Don Birnam (not Draper) is a writer who has a great novel somewhere inside him – autobiographical, of course, because there’s really no other kind of great novel. Unfortunately, he spends most of his time tracking down where his next drink will come from. There are a few scenes where Don frantically searches in his hiding spots for a concealed bottle that remind me of similar scenes on House – the clever addict secreting away a supply so he can get his fix later. Of course, there are also a few parts that remind me of the afore-alluded-to Donald Draper, particularly in that season when he spent half of each episode on a bender.

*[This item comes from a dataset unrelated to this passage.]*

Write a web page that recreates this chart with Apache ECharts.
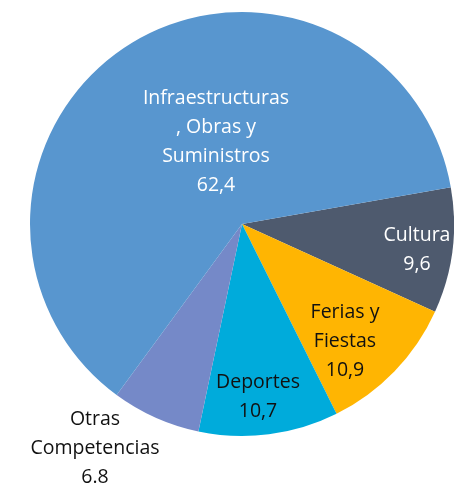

Of course, our main man is both a writer and an alcoholic, two things that seem to go together often. I don’t think writers are more likely to have problems with addiction than those in any other profession, but I’ve certainly noticed a kind of cultural atmosphere of drinking that surrounds writers in a way that seems more consuming than it might be for, say, an accountant. Writers spend so much time alone that when they get together, they’re either socially anxious and need something to lubricate their interactions or something. Or there’s the myth that booze or drugs fuel creativity. I don’t know.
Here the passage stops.